From a metrics standpoint, I was killing the game.
A few years later, after graduating college with a degree in creative writing, I began to approach the world of content writing with a similar ferocity. I was no longer a gamer—I was an aspiring author and professional writer. And with GameRiot a nostalgic website of the past (the site was shut down my freshman year of college due to lack of funding), I started my writing career on a website called Quora.
And I saw many of the same results.
Today, my writing has accumulated over 25 million views on Quora alone, and over 50 million views across a variety of different platforms. And after a decade of mastering the art of writing high-performing content online, I’m now the founder of a content writing agency called Digital Press—working with founders and C-suite executives all over the world.
About a year ago, I was introduced to an interesting project called RedPen.
I had just moved to Los Angeles, and had begun to think about the publishing space from a much higher point of view. When you’ve been “in the weeds” of something for so long, you eventually reach a point where you start to question the forest you’re playing within—and how the entire landscape can be improved. And one of the things I had begun to question was the longevity of the game I was playing.
How sustainable is an Internet where the only way to be heard is to be more clever, or more dramatic than the next person? And conversely, how does a reader extract real value and educate themselves about a given topic, when they are constantly being led down halls of mirrors?

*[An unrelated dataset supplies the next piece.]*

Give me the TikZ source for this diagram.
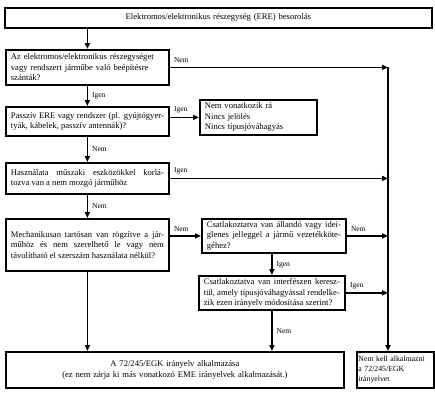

5I first spoke with RJ Smith, RedPen’s CEO/CTO, and later the company’s Chief Creative Officer, Ryan Lewis, a Grammy-winning music producer with a wide-ranging talent for innovative production (in capacities ranging from music to graphic design to film and beyond). What I gathered from both of them was a fascination with the way the Internet currently prioritized information—and a real vision for how to address it’s most fundamental issues from the ground, up.
My content, no matter how popular, was far from “the whole story.”
Part of being a writer, an author, a thought leader, or an industry expert, means taking a stand. In order to take a stand, you have to pick a side. And when you pick a side, when you declare a belief or sculpt a perspective, you are, by definition, distancing yourself from “the dark side of the moon.”
After working with 100+ entrepreneurs, investors, and executives on their written content, I can say from experience this is the thing everyone struggles with. In order to stand out and be heard above the news, you have to speak with certainty. And in order to be certain, you have to declare what you believe (on any given topic) what is right and what is wrong.
And nobody wants to be “wrong.”
Let me explain:
When a major event happens in the world, where do you go to educate yourself on that topic? Do you turn to Google? Facebook? Twitter? Maybe your favorite publication?
As a columnist, I’ll be the first to tell you that my interests (as someone chasing page views) is not to give you, the reader, an objective perspective on that topic. If Kanye West drops a new album, an unbiased and qualm-free article isn’t going to make anyone click. No, it’s in my best interest to publish a headline like: Kanye West Just Dropped A New Album, And It’s About To Cost Him His Entire Career.
That’s dramatic.
It’s also not the full story—and that’s the problem.
If you’re a reader—whether you’re searching for news, or simply the most relevant information on a given topic—then what you care about isn’t what one person has to say (unless you’re a die-hard fan of that person’s writing).
You want to know:
Right now, the Internet is a massive publishing platform that does a whole lot of talking—and not very much listening.
When a news story breaks, thousands of perspectives hit the scene, all of which are looking to shout over the next—none of which have any interest in giving a well-rounded perspective of the event.
The result of this sort of publishing ecosystem is that a reader has no consensus of what the “final takeaway” is regarding a given event.
If Kanye West drops a new album, do people love it or hate it? And within that vague term, “people,” who are the credible sources with valuable perspectives to add to the overarching narrative? For example: the opinion of a musician from Juilliard is probably more valuable than an 11 year old who doesn’t play a musical instrument — or a business writer looking to capitalize on a trending topic.
That’s what RedPen wants to solve for—and I couldn’t align with the mission more.
The publishing world is in desperate need of an overhaul.
Innovation in this space won’t be a faster, better platform.
And it certainly won’t be “more seamless banner ads.”
In order for the digital publishing landscape to make strides, the issue needs to be addressed at the root. And right now, the biggest problem facing the Internet is a lack of clarity around what millions and millions of separate voices are really saying, all at once.